┌──

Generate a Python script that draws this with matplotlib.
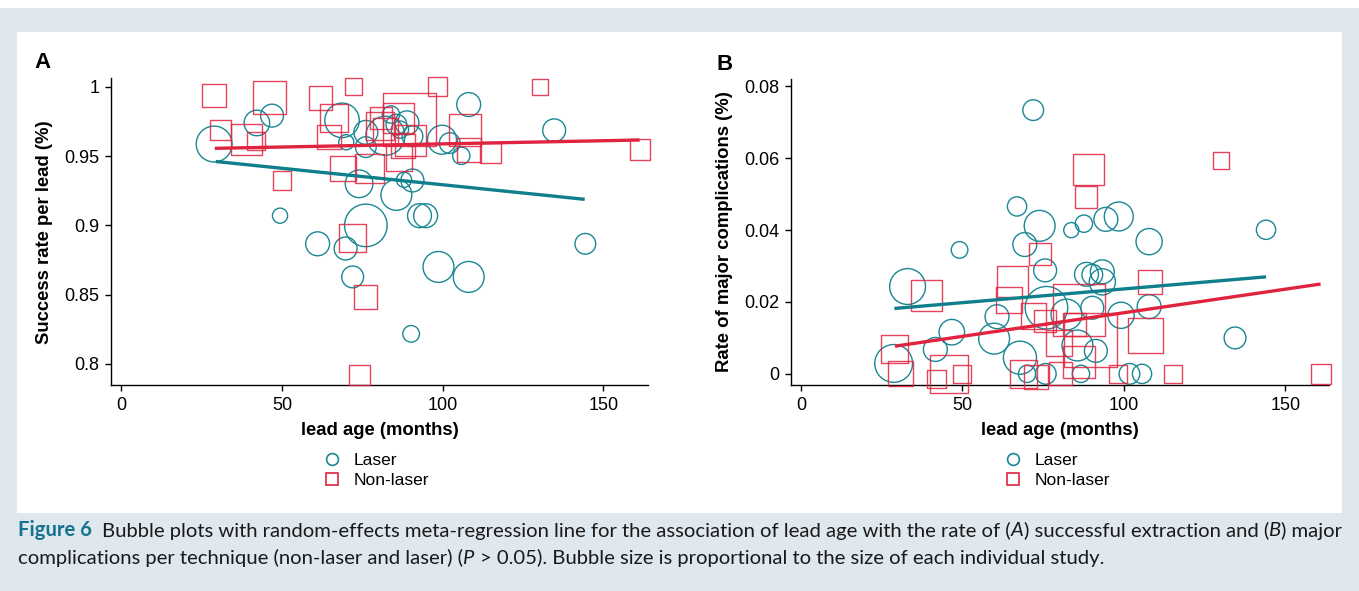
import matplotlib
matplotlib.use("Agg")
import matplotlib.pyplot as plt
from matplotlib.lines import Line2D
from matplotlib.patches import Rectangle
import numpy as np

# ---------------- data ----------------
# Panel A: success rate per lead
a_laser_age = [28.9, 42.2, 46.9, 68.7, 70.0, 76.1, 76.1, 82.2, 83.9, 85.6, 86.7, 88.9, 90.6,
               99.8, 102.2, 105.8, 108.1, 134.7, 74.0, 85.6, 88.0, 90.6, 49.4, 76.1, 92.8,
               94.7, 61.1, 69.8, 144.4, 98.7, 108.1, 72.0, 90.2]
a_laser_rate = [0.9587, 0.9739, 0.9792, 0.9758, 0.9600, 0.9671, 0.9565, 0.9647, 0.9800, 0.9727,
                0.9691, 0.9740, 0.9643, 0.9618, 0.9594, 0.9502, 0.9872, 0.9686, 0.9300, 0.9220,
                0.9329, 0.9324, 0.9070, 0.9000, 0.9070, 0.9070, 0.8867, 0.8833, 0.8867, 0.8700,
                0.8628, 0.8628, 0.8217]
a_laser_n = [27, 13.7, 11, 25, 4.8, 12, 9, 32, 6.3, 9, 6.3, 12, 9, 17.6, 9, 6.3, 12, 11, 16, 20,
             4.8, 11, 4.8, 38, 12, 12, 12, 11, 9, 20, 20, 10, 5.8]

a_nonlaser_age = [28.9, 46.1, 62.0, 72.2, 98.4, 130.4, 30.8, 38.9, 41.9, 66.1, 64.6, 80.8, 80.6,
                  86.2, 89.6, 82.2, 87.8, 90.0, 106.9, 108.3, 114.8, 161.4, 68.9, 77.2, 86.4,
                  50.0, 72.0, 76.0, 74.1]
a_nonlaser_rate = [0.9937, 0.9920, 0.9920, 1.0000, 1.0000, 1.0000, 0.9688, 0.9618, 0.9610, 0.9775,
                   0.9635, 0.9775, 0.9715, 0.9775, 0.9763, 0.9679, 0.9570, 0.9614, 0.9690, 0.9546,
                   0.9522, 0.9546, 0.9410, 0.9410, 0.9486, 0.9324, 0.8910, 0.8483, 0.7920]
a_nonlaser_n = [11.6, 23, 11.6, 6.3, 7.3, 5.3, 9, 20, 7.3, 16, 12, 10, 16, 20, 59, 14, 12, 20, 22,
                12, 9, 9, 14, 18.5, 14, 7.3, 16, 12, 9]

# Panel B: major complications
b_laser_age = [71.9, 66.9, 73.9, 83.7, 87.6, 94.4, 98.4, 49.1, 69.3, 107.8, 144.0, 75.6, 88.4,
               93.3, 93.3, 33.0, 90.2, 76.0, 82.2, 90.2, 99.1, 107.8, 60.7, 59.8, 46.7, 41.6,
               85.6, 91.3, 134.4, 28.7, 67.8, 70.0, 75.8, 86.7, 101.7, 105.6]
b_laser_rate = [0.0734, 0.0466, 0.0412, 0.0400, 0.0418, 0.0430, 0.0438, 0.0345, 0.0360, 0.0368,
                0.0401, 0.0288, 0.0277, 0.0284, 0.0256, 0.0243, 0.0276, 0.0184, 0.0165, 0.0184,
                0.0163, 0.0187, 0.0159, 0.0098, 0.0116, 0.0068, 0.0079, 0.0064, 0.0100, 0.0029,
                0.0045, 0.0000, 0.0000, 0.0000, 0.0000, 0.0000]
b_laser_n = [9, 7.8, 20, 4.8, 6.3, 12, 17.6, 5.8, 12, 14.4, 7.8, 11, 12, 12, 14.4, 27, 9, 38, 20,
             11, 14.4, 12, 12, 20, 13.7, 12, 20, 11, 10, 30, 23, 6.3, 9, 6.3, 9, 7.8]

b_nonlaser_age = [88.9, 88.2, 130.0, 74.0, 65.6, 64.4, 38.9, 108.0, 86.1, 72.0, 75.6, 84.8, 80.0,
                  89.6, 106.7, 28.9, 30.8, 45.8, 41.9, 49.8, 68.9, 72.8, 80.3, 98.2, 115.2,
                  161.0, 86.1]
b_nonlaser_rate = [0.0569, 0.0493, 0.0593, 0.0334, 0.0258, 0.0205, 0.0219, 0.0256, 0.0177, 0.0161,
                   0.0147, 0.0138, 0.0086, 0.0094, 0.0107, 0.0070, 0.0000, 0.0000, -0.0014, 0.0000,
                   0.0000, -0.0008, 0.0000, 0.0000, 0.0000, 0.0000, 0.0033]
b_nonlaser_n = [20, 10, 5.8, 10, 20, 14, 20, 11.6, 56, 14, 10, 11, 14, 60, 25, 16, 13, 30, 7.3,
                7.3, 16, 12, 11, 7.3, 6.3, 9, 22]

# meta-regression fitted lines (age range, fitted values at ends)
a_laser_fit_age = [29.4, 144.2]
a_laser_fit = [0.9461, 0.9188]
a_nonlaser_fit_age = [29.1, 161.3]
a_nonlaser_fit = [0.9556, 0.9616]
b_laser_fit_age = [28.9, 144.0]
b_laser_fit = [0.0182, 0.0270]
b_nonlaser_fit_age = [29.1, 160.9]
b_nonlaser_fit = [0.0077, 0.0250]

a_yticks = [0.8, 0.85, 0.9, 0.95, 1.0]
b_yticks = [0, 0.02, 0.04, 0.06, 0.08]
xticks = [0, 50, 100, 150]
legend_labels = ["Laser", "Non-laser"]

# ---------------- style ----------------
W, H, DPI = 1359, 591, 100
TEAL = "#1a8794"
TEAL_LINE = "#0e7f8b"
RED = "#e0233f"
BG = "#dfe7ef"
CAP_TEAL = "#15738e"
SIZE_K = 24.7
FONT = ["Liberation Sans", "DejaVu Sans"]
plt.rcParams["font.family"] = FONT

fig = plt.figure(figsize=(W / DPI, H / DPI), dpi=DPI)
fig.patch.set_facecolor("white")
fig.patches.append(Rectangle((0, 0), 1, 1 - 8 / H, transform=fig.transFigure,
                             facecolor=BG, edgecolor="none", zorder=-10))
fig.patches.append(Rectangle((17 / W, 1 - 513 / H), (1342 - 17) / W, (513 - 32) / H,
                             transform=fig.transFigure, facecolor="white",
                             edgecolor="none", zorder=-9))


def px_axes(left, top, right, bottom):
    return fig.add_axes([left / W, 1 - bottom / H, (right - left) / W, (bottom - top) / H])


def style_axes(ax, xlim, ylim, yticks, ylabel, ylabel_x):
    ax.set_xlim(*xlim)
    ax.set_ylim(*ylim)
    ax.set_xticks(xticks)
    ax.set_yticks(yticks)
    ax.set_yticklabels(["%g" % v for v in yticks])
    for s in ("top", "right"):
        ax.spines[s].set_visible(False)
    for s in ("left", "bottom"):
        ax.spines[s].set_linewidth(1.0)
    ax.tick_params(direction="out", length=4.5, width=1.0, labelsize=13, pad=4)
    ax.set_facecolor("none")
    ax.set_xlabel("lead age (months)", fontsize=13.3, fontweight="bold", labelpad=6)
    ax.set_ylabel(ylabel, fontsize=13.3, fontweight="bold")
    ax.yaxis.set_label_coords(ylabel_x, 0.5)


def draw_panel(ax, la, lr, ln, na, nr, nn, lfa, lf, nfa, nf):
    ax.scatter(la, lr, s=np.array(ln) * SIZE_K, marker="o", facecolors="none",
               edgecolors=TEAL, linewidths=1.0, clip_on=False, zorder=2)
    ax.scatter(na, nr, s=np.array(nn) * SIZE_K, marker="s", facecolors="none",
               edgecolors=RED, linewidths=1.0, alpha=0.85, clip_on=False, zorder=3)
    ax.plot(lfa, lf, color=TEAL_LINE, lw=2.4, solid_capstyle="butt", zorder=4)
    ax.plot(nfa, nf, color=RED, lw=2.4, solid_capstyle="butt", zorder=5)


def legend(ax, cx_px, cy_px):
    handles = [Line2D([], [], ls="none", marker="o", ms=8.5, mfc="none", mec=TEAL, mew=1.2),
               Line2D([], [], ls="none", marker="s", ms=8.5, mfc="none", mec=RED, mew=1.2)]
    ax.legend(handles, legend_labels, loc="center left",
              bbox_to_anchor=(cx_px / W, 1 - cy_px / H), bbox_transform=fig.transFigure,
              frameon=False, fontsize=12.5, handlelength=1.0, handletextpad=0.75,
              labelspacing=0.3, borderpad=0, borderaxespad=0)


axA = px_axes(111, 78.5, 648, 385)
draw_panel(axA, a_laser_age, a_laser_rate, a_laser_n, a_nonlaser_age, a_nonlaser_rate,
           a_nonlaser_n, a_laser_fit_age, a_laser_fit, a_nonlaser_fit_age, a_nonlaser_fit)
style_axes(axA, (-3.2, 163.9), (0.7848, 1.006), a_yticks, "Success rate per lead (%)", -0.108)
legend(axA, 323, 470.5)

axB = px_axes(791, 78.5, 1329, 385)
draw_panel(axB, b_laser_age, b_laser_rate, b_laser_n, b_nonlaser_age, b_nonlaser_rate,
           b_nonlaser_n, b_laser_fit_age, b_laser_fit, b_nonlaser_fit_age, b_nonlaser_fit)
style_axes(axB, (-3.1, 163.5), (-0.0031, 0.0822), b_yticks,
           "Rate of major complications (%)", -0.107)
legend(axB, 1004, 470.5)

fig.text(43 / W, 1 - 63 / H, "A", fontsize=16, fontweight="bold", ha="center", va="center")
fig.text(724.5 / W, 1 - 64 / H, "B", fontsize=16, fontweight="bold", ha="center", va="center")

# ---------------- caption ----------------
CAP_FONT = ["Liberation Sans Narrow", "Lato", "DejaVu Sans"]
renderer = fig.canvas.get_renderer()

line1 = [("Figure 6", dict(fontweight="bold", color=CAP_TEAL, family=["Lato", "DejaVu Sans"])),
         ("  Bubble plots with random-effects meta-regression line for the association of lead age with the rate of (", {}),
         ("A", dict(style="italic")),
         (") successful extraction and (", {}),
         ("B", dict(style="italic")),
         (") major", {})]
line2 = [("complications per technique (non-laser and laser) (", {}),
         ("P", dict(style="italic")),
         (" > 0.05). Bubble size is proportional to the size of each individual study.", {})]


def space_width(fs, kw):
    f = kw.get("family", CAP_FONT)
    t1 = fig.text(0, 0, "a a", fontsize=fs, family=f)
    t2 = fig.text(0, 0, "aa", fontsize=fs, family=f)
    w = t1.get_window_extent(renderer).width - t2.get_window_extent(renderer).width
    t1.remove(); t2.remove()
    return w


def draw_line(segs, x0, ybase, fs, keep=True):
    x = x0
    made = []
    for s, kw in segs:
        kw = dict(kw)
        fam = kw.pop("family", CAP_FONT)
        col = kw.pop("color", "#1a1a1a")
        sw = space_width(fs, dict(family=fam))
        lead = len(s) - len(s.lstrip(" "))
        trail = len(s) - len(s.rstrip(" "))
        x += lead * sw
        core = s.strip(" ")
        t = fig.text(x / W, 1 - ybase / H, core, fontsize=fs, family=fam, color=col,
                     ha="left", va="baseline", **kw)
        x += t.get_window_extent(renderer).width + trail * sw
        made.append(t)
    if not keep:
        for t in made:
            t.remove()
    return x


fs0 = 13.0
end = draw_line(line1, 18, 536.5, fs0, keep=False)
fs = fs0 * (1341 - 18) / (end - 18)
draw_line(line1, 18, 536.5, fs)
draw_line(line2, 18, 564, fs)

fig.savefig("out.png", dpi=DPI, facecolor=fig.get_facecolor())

└──

Copy, from the material above, each line in which the string "with" occurs.

### Answer
Generate a Python script that draws this with matplotlib.
         ("  Bubble plots with random-effects meta-regression line for the association of lead age with the rate of (", {}),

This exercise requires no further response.